Solving the word puzzle: morphological analysis beyond stem and affixes

Project Overview


Project members:

Dr Sacha Beniamine

Prof Greville Corbett

Period of award

1 February 2021 - 31 January 2023


British Academy

In the few milliseconds necessary for speakers to say a word and for listeners to understand it, they both make several elaborate deductions. The internal structure of words can be a crucial source of information for these deductions, particularly when words have multiple grammatical forms, a process known as inflection. Across languages, the nature and number of contrasts expressed through inflection can vary greatly. While a language such as English has only a handful of grammatical distinctions, some languages can have up to thousands. Moreover, these distinctions can be manifested by diverse intricate sound contrasts. For example, the verbal system of English would be simple if all verbs conformed to the pattern of jump~jumped, which can be neatly segmented into a stem (jump) and affixes (-ed).

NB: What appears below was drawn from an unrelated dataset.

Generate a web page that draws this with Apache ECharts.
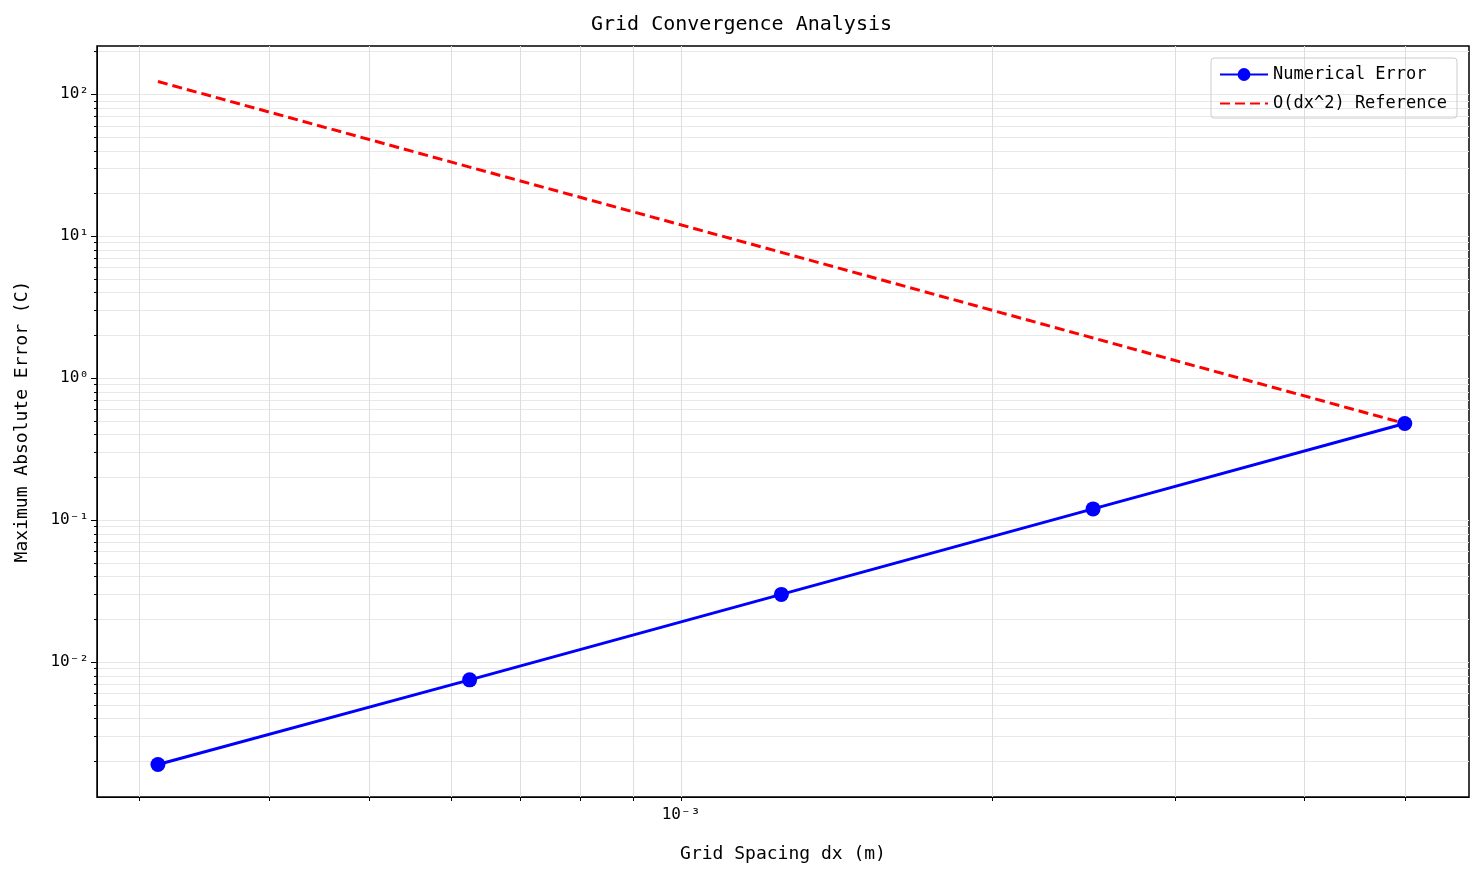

But across languages, many words behave more like the pair think~thought which resist segmentation. In many languages, layers of regularity and idiosyncrasy further complicate the matter. Understanding the puzzling complexity of inflection is essential to explain the structure and evolution of the world's languages. Yet, linguistics still lacks a consistent, predictable methodology to study inflection.

To assess inflectional complexity across languages, this project investigates word structures across typologically diverse languages, using quantitative, computational tools.

Current studies in this area have two main – but related – shortcomings. First, they often start from pre-analysed paradigms, where forms have been segmented by hand into stems (removed from the data) and affixes. These affixal tables are not commensurate across languages. Second, studies focus on assessing how difficult it is for speakers to predict forms for a given meaning, and ignore the parallel problem of deducing the grammatical meaning of a given form. This question is key to automating word structure analysis.

The project remedies both by providing data, developing computational tools to analyse inflected words, and studying the organisation of inflectional exponence. We work on gathering, digitising, and standardising inflectional lexicons, coordinating with the international morphology community to spread the use of common standards and ensure interoperability. To solve the long standing Segmentation Problem, we write computational tools which focus on characterizing gradient information in words. Finally, our goal is to build a quantitative typology of inflected word structure.